Thomas venerated his grandfather, Myers Anderson, who was as influential in his life as his wife’s mother was in hers, and titled his memoir “My Grandfather’s Son.” But the relationship was often fractious. Anderson, who donated to the National Association for the Advancement of Colored People, “wasn’t happy with his grandson’s choices,” Kevin Merida, now the executive editor of The Los Angeles Times, and Michael A. Fletcher wrote in a 2007 biography, “Supreme Discomfort.” The authors quoted Ketanji Brown Jackson, a Black former clerk for Justice Stephen Breyer whom Biden is now considering for the vacancy being created by Breyer’s retirement. She remembered sitting across from Thomas at lunch and thinking: “ ‘I don’t understand you. You sound like my parents. You sound like people I grew up with.’ But the lessons he tended to draw from the experiences of the segregated South seemed to be different than those of everybody I know.”

Clarence and Ginni met in 1986 at a conference on affirmative action, which they both opposed. After a stint at the civil rights office of the Education Department, he was running the E.E.O.C.; she was an attorney at the U.S. Chamber of Commerce and mused that year to Good Housekeeping about someday running for Congress. She had extracted herself from a New Age-y self-help group called Lifespring, which she would denounce as a cult, but was still attending meetings held by a cult-deprogramming organization, and she took him along to one. He would describe her as a “gift from God,” and they married in 1987 at a Methodist church in Omaha; it was her first marriage, his second. “There’s no other way to politely say this, but the fact she married a Black man must’ve caused an uproar in that family, I can’t even imagine,” said Scott Bange, who dated Ginni in high school. In 1991, one of Ginni Thomas’s aunts told The Washington Post that the future justice “was so nice, we forgot he was Black,” adding, “He treated her so well, all of his other qualities made up for his being Black.”

Thomas had custody of a teenage son, Jamal, from his previous marriage to Kathy Ambush, his college girlfriend. For several years, the couple also raised his great-nephew, Mark Martin. Jamal Thomas, who did not return requests for comment, has spoken warmly, if rarely, of his father on Facebook, writing in a 2015 Father’s Day post: “Dad showed me that you can enjoy all sorts of music. His album collection is legendary. Country, R&B, Classical, Blues, Gospel, Jazz, and yes, even Culture Club. But I kind of compare that to his ability to relate and connect with anyone.”

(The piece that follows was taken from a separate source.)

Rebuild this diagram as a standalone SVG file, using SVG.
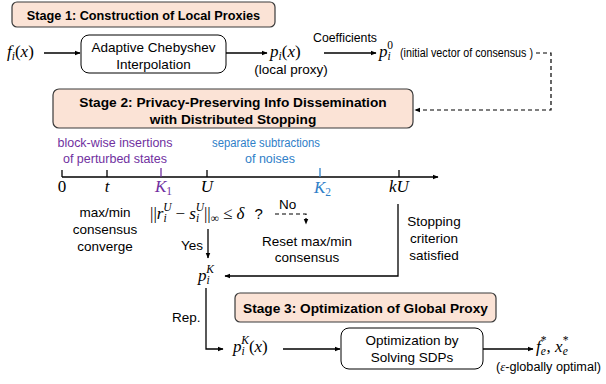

Together, the Thomases considered themselves happy warriors. If he was estranged in some ways from his own upbringing, he embraced her world, and even became an ardent fan of the Nebraska Cornhuskers. “They have this happy-kindness, Nebraska thing going on,” one longtime friend of the couple’s said. “Ginni can be annoying and obnoxious with the happy talk, but when you’re with her one on one, she can be very kind. And with Clarence too, there’s a kindness too; it’s not just the manipulative happy talk. But there’s an underbelly of pain, and they turn it against other people.”

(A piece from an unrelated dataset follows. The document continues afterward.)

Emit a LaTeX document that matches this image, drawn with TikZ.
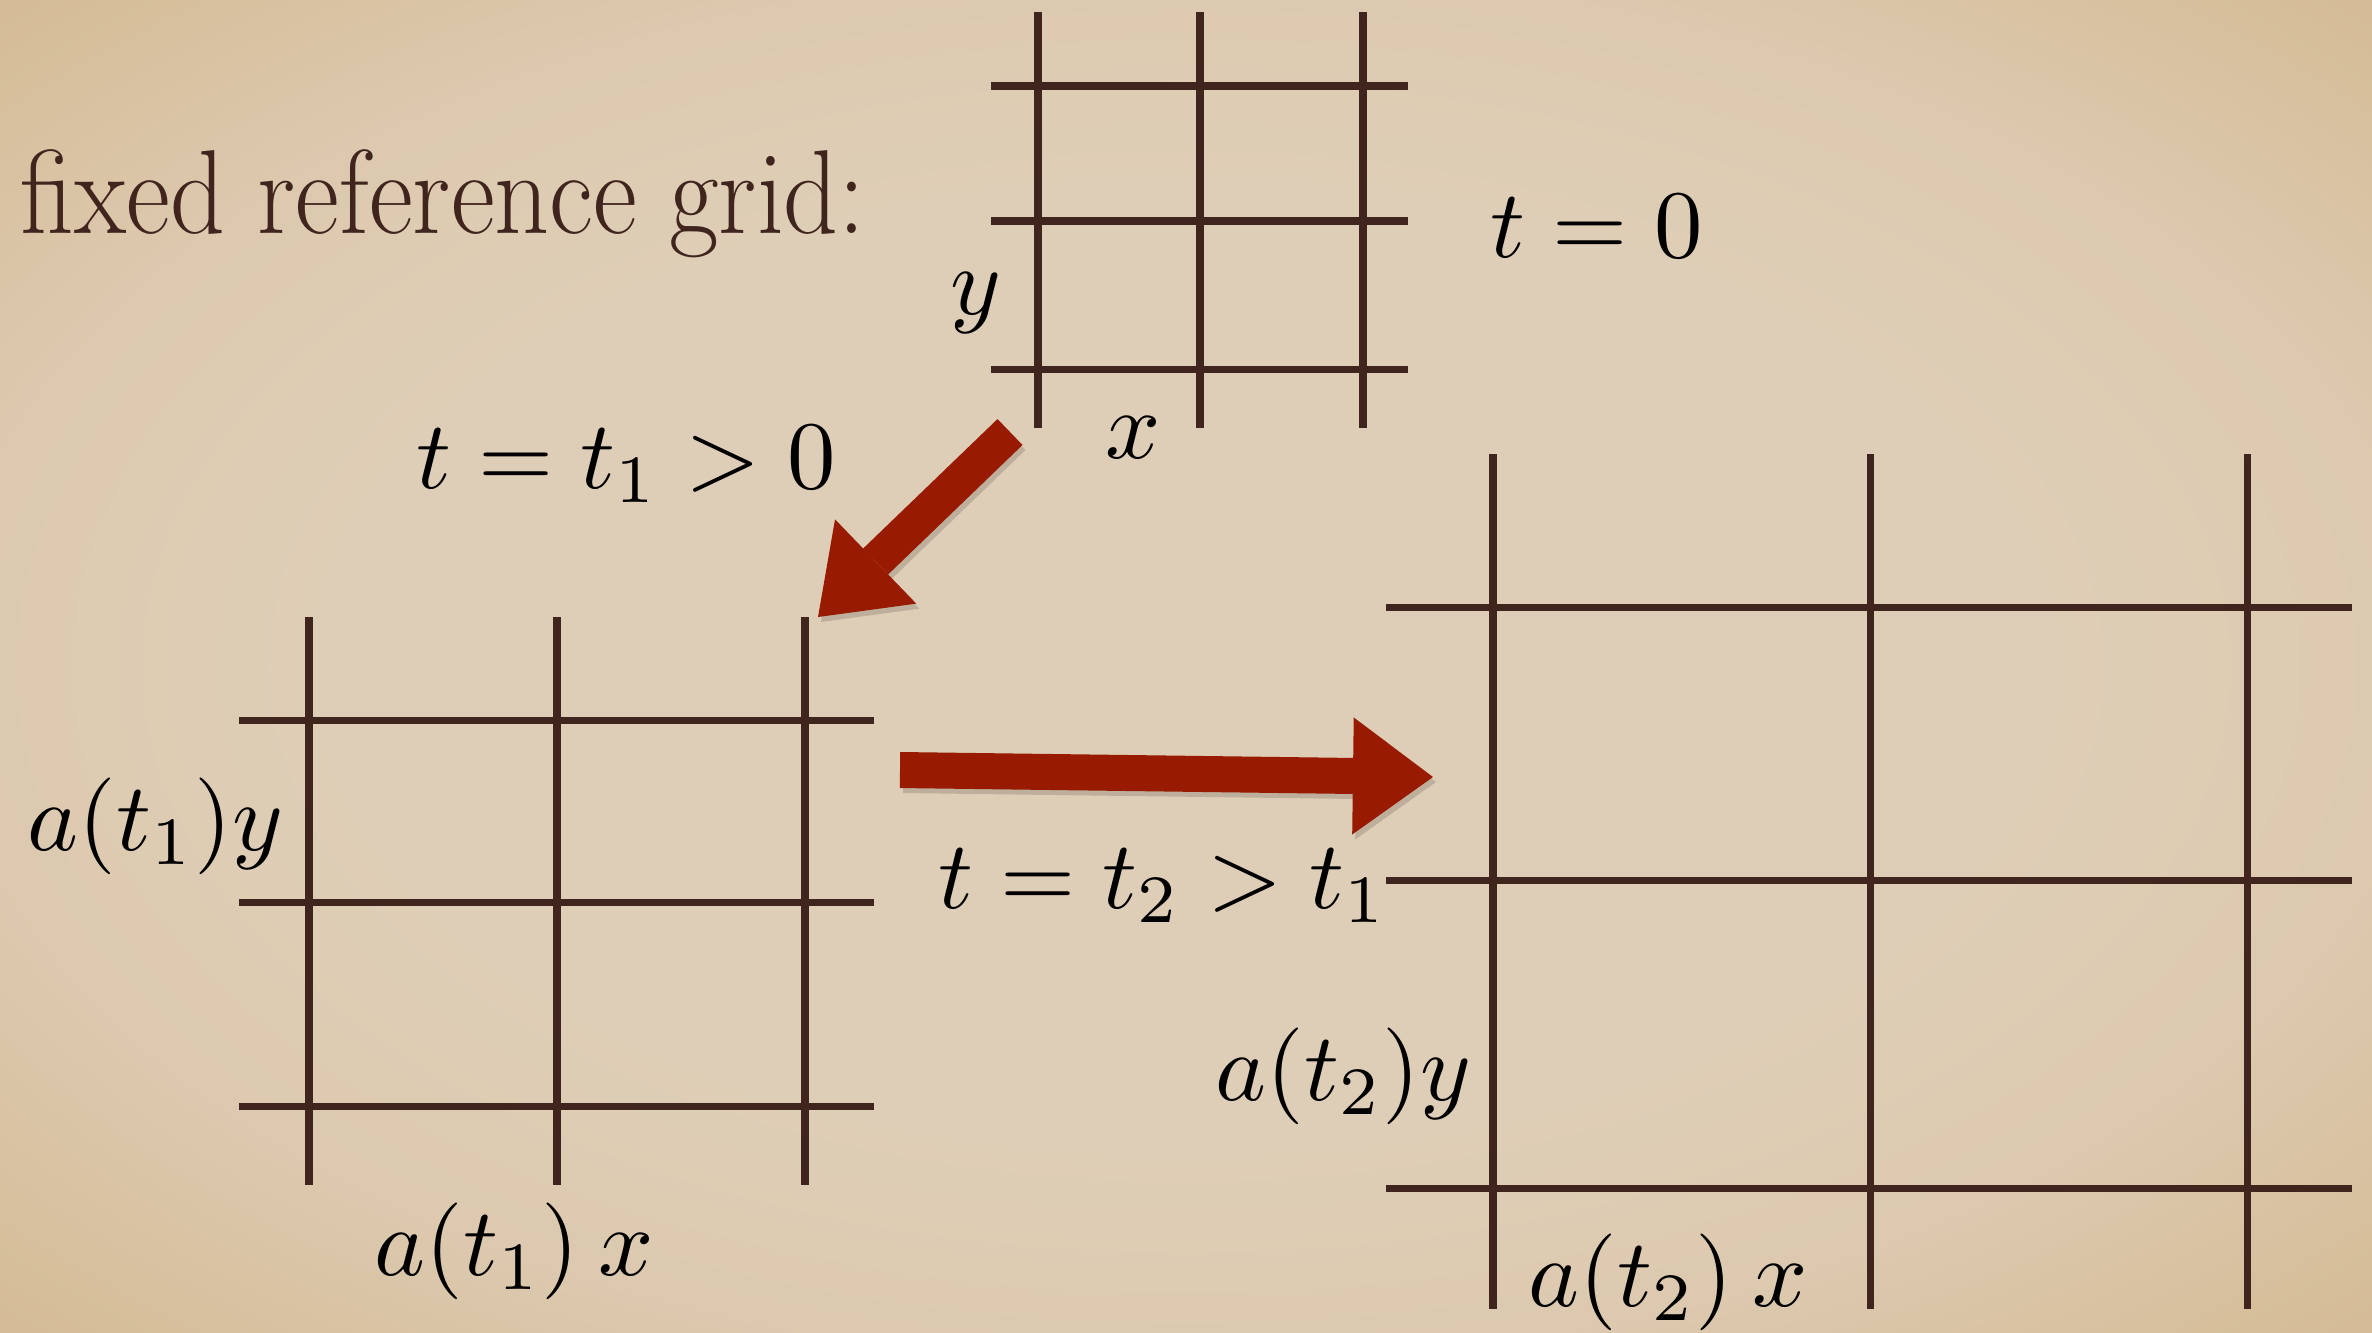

Clarence Thomas has always maintained that he had to be talked into accepting an appointment to the Court of Appeals for the District of Columbia Circuit when he was nominated as a federal judge in 1989. “I was minding my business,” he said, recounting the story in his remarks at the Heritage celebration. He was championed by Danforth, by then a senator, who said on the Senate floor: “I hope that people would not attack Clarence Thomas because of some stereotype of what they think a Black lawyer should believe.”

Thurgood Marshall announced his retirement from the Supreme Court in 1991, and President George H.W. Bush turned to Thomas. His confirmation hearings, presided over by Joe Biden, then the chairman of the Senate Judiciary Committee, began with an attempt to determine his views on Roe v. Wade. Then, after an F.B.I. report was leaked, Anita Hill, a law professor who worked under Thomas at the Department of Education and the E.E.O.C., testified that he made numerous unwelcome advances, persisted in workplace conversations about his “sexual prowess,” described graphic pornography and said he found a pubic hair on a cola can and asked who had put it there. The future justice flatly rejected the allegations, calling the public inquiry “a high-tech lynching for uppity Blacks who in any way deign to think for themselves, to do for themselves, to have different ideas.”

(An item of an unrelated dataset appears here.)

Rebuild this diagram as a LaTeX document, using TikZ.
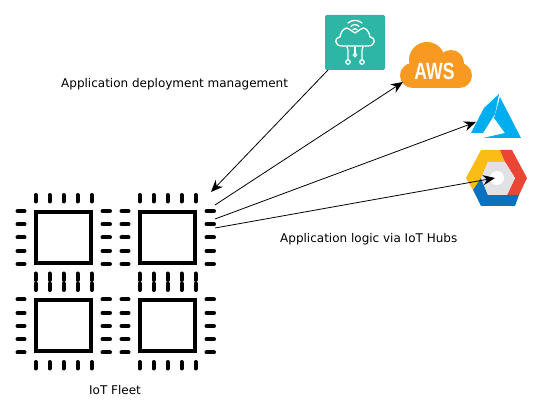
\documentclass[tikz,border=0pt]{standalone}
\usepackage{fontspec}
\setmainfont{DejaVu Sans}
\newfontfamily\awsfont{Liberation Sans}
\usetikzlibrary{arrows.meta, positioning}
\definecolor{iotcolor}{RGB}{45, 181, 166}
\definecolor{awscolor}{RGB}{248, 153, 34}
\definecolor{azurecolor}{RGB}{0, 174, 239}
\definecolor{gcpyellow}{RGB}{251, 188, 21}
\definecolor{gcpred}{RGB}{234, 70, 53}
\definecolor{gcpblue}{RGB}{10, 113, 190}
\definecolor{gcpgrey}{RGB}{225, 226, 228}

\begin{document}
\begin{tikzpicture}[
    x=1pt, y=-1pt,
    chip/.style={draw, line width=4pt, minimum width=55pt, minimum height=51pt, inner sep=0pt},
    pin/.style={line width=4pt, line cap=round},
    label/.style={font=\fontsize{12pt}{14pt}\selectfont, inner sep=0pt},
    link/.style={-{Stealth[length=12pt, width=10pt]}, line width=0.8pt},
    iotbox/.style={fill=iotcolor, rounded corners=1.5pt, minimum width=60pt, minimum height=55pt, inner sep=0pt},
    iotline/.style={draw=white, line width=1.3pt, line cap=round, line join=round}
]
    \useasboundingbox (0, 0) rectangle (542, 414);

    % Fleet
    \node[chip] (chipa) at (63.5, 237.5) {};
    \node[chip] (chipb) at (167.5, 237.5) {};
    \node[chip] (chipc) at (63.5, 326) {};
    \node[chip] (chipd) at (167.5, 326) {};
    \foreach \cx/\cy in {63.5/237.5, 167.5/237.5, 63.5/326, 167.5/326} {
        \foreach \off in {-28, -14, 0, 14, 28} {
            \draw[pin] (\cx+\off, \cy-42.5) -- (\cx+\off, \cy-36);
            \draw[pin] (\cx+\off, \cy+36) -- (\cx+\off, \cy+42.5);
        }
        \foreach \off in {-26.5, -13.25, 0, 13.25, 26.5} {
            \draw[pin] (\cx-46, \cy+\off) -- (\cx-39, \cy+\off);
            \draw[pin] (\cx+39, \cy+\off) -- (\cx+46.5, \cy+\off);
        }
    }

    % IoT icon
    \node[iotbox] (iot) at (355, 42.5) {};
    \draw[iotline] (342, 46) .. controls (334, 46) and (334, 37) .. (340, 37)
        .. controls (341, 30) and (346, 26) .. (349, 29) -- (355, 33) -- (361, 29)
        .. controls (364, 26) and (369, 30) .. (370, 37)
        .. controls (376, 37) and (376, 46) .. (368, 46) -- cycle;
    \draw[iotline] (348, 23) .. controls (352, 19.5) and (358, 19.5) .. (362, 23);
    \draw[iotline] (351, 26.5) .. controls (353, 24) and (357, 24) .. (359, 26.5);
    \draw[iotline] (353, 29.5) .. controls (354, 28.5) and (356, 28.5) .. (357, 29.5);
    \draw[iotline] (355, 47) -- (355, 53);
    \draw[iotline] (347, 47) -- (348, 50) -- (348, 59.5);
    \draw[iotline] (363, 47) -- (362, 50) -- (362, 59.5);
    \draw[iotline] (355, 55) circle (1.8);
    \draw[iotline] (348, 62) circle (2.2);
    \draw[iotline] (362, 62) circle (2.2);

    % AWS icon
    \fill[awscolor] (412, 63) rectangle (460, 88);
    \fill[awscolor] (412.5, 75.5) circle (12.5);
    \fill[awscolor] (459.5, 75.5) circle (12.5);
    \fill[awscolor] (427, 60) circle (18);
    \fill[awscolor] (451, 63) circle (13);
    \node[font=\fontsize{23.5pt}{24pt}\awsfont\bfseries, text=white, inner sep=0pt, xscale=0.75] (aws) at (434.5, 71.5) {AWS};

    % Azure icon
    \fill[azurecolor] (499, 94) -- (484, 108) -- (471, 133) -- (483, 133) -- (495, 114) -- cycle;
    \fill[azurecolor] (500, 97) -- (521, 138) -- (483, 138) -- (505, 133) -- (494, 118) -- cycle;
    \coordinate (azure) at (476, 122);

    % Google Cloud icon
    \fill[gcpyellow] (466, 178) -- (481, 150) -- (500, 150) -- (505, 162) -- (488, 162) -- (481, 178) -- (473, 190) -- cycle;
    \fill[gcpred] (500, 150) -- (512, 150) -- (527, 178) -- (519, 195) -- (507, 195) -- (515, 178) -- (505, 162) -- cycle;
    \fill[gcpblue] (473, 190) -- (481, 178) -- (488, 195) -- (519, 195) -- (515, 206) -- (481, 206) -- cycle;
    \fill[gcpgrey] (481, 178) -- (488, 162) -- (505, 162) -- (515, 178) -- (507, 195) -- (488, 195) -- cycle;
    \fill[white] (497, 178) circle (7);
    \coordinate (gcp) at (495, 178);

    % Connections
    \coordinate (fleetin) at (211, 192);
    \coordinate (outaws) at (215, 205);
    \coordinate (outazure) at (215, 219);
    \coordinate (outgcp) at (215, 228);
    \coordinate (awsin) at (403, 82);
    \coordinate (iotout) at (328, 70);
    \draw[link] (iotout) -- (fleetin);
    \draw[link] (outaws) -- (awsin);
    \draw[link] (outazure) -- (azure);
    \draw[link] (outgcp) -- (gcp);

    % Labels
    \node[label, anchor=west] (deploy) at (61, 84) {Application deployment management};
    \node[label, anchor=west] (logic) at (280, 239) {Application logic via IoT Hubs};
    \node[label] (fleet) at (115, 390) {IoT Fleet};
\end{tikzpicture}
\end{document}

Asked during the hearing whether he wanted to withdraw, he said, “I’d rather die.” He did not watch Hill’s testimony. “I was the one that tried to watch what was going on for as long as I could,” Ginni Thomas said in a 2020 documentary on Justice Thomas’s life and legal philosophy, “Created Equal,” made with the Thomases’ participation and funded by the far-right Charles Koch and Bradley Foundations. “It was all so wrong,” she continued. “It was so untrue.” When Biden informed Thomas in a phone call that he would vote against him, he tried to reassure him about the process. As she listened in, Ginni Thomas took a spoon from a kitchen drawer and pretended to gag herself, her husband later recounted. (Biden was also criticized for excluding testimony favorable to Hill and, much later, expressed regret.) Friends and associates said that the couple’s rage over the confirmation battle came to both define and unify them.